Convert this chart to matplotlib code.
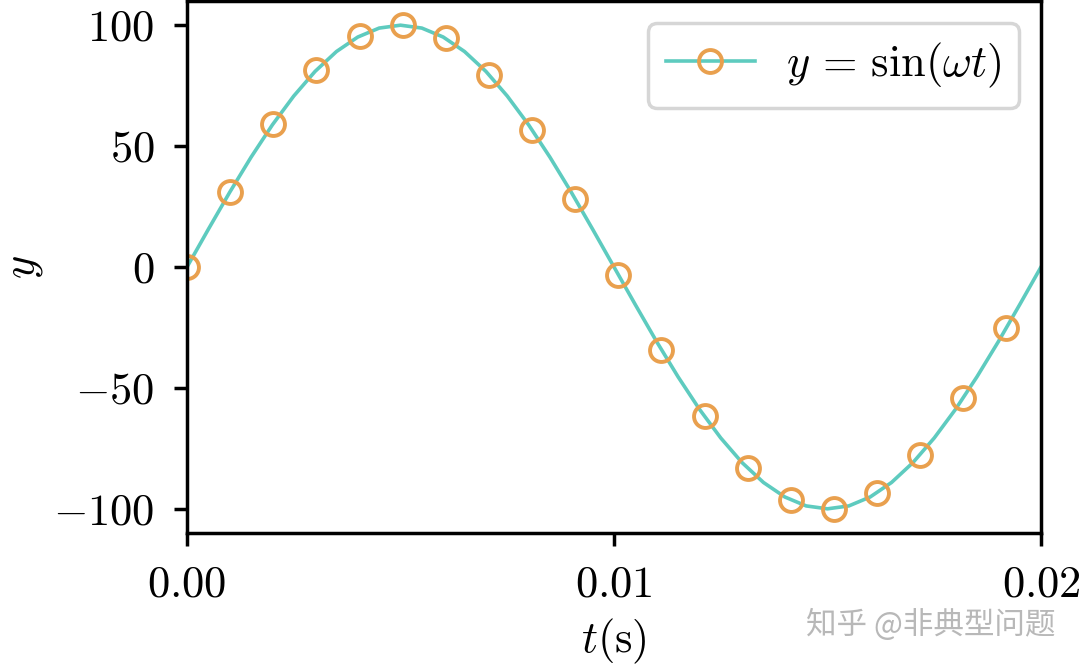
import matplotlib
matplotlib.use("Agg")
import matplotlib.pyplot as plt

# curva (muestreo cada 0.0005 s)
t_line = [0.0000, 0.0005, 0.0010, 0.0015, 0.0020, 0.0025, 0.0030, 0.0035, 0.0040, 0.0045,
          0.0050, 0.0055, 0.0060, 0.0065, 0.0070, 0.0075, 0.0080, 0.0085, 0.0090, 0.0095,
          0.0100, 0.0105, 0.0110, 0.0115, 0.0120, 0.0125, 0.0130, 0.0135, 0.0140, 0.0145,
          0.0150, 0.0155, 0.0160, 0.0165, 0.0170, 0.0175, 0.0180, 0.0185, 0.0190, 0.0195,
          0.0200]
y_line = [0.0, 15.6, 30.9, 45.4, 58.8, 70.7, 80.9, 89.1, 95.1, 98.8,
          100.0, 98.8, 95.1, 89.1, 80.9, 70.7, 58.8, 45.4, 30.9, 15.6,
          0.0, -15.6, -30.9, -45.4, -58.8, -70.7, -80.9, -89.1, -95.1, -98.8,
          -100.0, -98.8, -95.1, -89.1, -80.9, -70.7, -58.8, -45.4, -30.9, -15.6,
          0.0]

# marcadores
t_mark = [0.00000, 0.00101, 0.00202, 0.00303, 0.00404, 0.00505, 0.00606, 0.00707, 0.00808, 0.00909,
          0.01010, 0.01111, 0.01212, 0.01313, 0.01414, 0.01515, 0.01616, 0.01717, 0.01818, 0.01919]
y_mark = [0.0, 31.2, 59.3, 81.5, 95.5, 100.0, 94.5, 79.6, 56.7, 28.2,
          -3.2, -34.2, -61.8, -83.3, -96.4, -99.9, -93.4, -77.6, -54.1, -25.1]

x_ticks = [0.0, 0.01, 0.02]
x_ticklabels = [r"$0.00$", r"$0.01$", r"$0.02$"]
y_ticks = [-100, -50, 0, 50, 100]
y_ticklabels = [r"$-100$", r"$-50$", r"$0$", r"$50$", r"$100$"]

line_color = "#5ecbbf"
mark_color = "#e9a04e"

plt.rcParams["font.family"] = "serif"
plt.rcParams["font.serif"] = ["cmr10"]
plt.rcParams["mathtext.fontset"] = "cm"
plt.rcParams["axes.unicode_minus"] = False

fs = 32
lw = 2.6
fig = plt.figure(figsize=(10.8, 6.65), dpi=100)
ax = fig.add_axes([187 / 1080, 132 / 665, 854 / 1080, 532 / 665])

ax.plot(t_line, y_line, color=line_color, lw=lw)
ax.plot(t_mark, y_mark, ls="none", marker="o", ms=16.5, mfc="none",
        mec=mark_color, mew=2.8)
ax.plot([], [], color=line_color, lw=lw, marker="o", ms=16.5, mfc="none",
        mec=mark_color, mew=2.8, label=r"$y\,=\,\sin(\omega t)$")

ax.set_xlim(0, 0.02)
ax.set_ylim(-110, 110)
ax.set_xticks(x_ticks)
ax.set_xticklabels(x_ticklabels)
ax.set_yticks(y_ticks)
ax.set_yticklabels(y_ticklabels)
ax.tick_params(labelsize=fs, length=9.5, width=2.5, pad=14)
for s in ax.spines.values():
    s.set_linewidth(2.5)

ax.set_xlabel(r"$t(\mathrm{s})$", fontsize=fs, labelpad=8)
ax.set_ylabel(r"$y$", fontsize=fs, labelpad=6)

leg = ax.legend(loc="upper right", fontsize=fs, framealpha=0.8,
                edgecolor="#cccccc", borderaxespad=0.5, handletextpad=0.7)
leg.get_frame().set_linewidth(2.5)

fig.text(0.977, 0.06, "知乎 @非典型问题", family=["Noto Sans CJK SC", "DejaVu Sans"],
         fontsize=22, color="#b8b8b8", ha="right", va="center")

fig.savefig("out.png", dpi=100)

++++++++++

- [Problem to solve]: The material above holds pictures; copy everything else in it exactly.

- [Correct answer]:
Convert this chart to matplotlib code.
import matplotlib
matplotlib.use("Agg")
import matplotlib.pyplot as plt

# curva (muestreo cada 0.0005 s)
t_line = [0.0000, 0.0005, 0.0010, 0.0015, 0.0020, 0.0025, 0.0030, 0.0035, 0.0040, 0.0045,
          0.0050, 0.0055, 0.0060, 0.0065, 0.0070, 0.0075, 0.0080, 0.0085, 0.0090, 0.0095,
          0.0100, 0.0105, 0.0110, 0.0115, 0.0120, 0.0125, 0.0130, 0.0135, 0.0140, 0.0145,
          0.0150, 0.0155, 0.0160, 0.0165, 0.0170, 0.0175, 0.0180, 0.0185, 0.0190, 0.0195,
          0.0200]
y_line = [0.0, 15.6, 30.9, 45.4, 58.8, 70.7, 80.9, 89.1, 95.1, 98.8,
          100.0, 98.8, 95.1, 89.1, 80.9, 70.7, 58.8, 45.4, 30.9, 15.6,
          0.0, -15.6, -30.9, -45.4, -58.8, -70.7, -80.9, -89.1, -95.1, -98.8,
          -100.0, -98.8, -95.1, -89.1, -80.9, -70.7, -58.8, -45.4, -30.9, -15.6,
          0.0]

# marcadores
t_mark = [0.00000, 0.00101, 0.00202, 0.00303, 0.00404, 0.00505, 0.00606, 0.00707, 0.00808, 0.00909,
          0.01010, 0.01111, 0.01212, 0.01313, 0.01414, 0.01515, 0.01616, 0.01717, 0.01818, 0.01919]
y_mark = [0.0, 31.2, 59.3, 81.5, 95.5, 100.0, 94.5, 79.6, 56.7, 28.2,
          -3.2, -34.2, -61.8, -83.3, -96.4, -99.9, -93.4, -77.6, -54.1, -25.1]

x_ticks = [0.0, 0.01, 0.02]
x_ticklabels = [r"$0.00$", r"$0.01$", r"$0.02$"]
y_ticks = [-100, -50, 0, 50, 100]
y_ticklabels = [r"$-100$", r"$-50$", r"$0$", r"$50$", r"$100$"]

line_color = "#5ecbbf"
mark_color = "#e9a04e"

plt.rcParams["font.family"] = "serif"
plt.rcParams["font.serif"] = ["cmr10"]
plt.rcParams["mathtext.fontset"] = "cm"
plt.rcParams["axes.unicode_minus"] = False

fs = 32
lw = 2.6
fig = plt.figure(figsize=(10.8, 6.65), dpi=100)
ax = fig.add_axes([187 / 1080, 132 / 665, 854 / 1080, 532 / 665])

ax.plot(t_line, y_line, color=line_color, lw=lw)
ax.plot(t_mark, y_mark, ls="none", marker="o", ms=16.5, mfc="none",
        mec=mark_color, mew=2.8)
ax.plot([], [], color=line_color, lw=lw, marker="o", ms=16.5, mfc="none",
        mec=mark_color, mew=2.8, label=r"$y\,=\,\sin(\omega t)$")

ax.set_xlim(0, 0.02)
ax.set_ylim(-110, 110)
ax.set_xticks(x_ticks)
ax.set_xticklabels(x_ticklabels)
ax.set_yticks(y_ticks)
ax.set_yticklabels(y_ticklabels)
ax.tick_params(labelsize=fs, length=9.5, width=2.5, pad=14)
for s in ax.spines.values():
    s.set_linewidth(2.5)

ax.set_xlabel(r"$t(\mathrm{s})$", fontsize=fs, labelpad=8)
ax.set_ylabel(r"$y$", fontsize=fs, labelpad=6)

leg = ax.legend(loc="upper right", fontsize=fs, framealpha=0.8,
                edgecolor="#cccccc", borderaxespad=0.5, handletextpad=0.7)
leg.get_frame().set_linewidth(2.5)

fig.text(0.977, 0.06, "知乎 @非典型问题", family=["Noto Sans CJK SC", "DejaVu Sans"],
         fontsize=22, color="#b8b8b8", ha="right", va="center")

fig.savefig("out.png", dpi=100)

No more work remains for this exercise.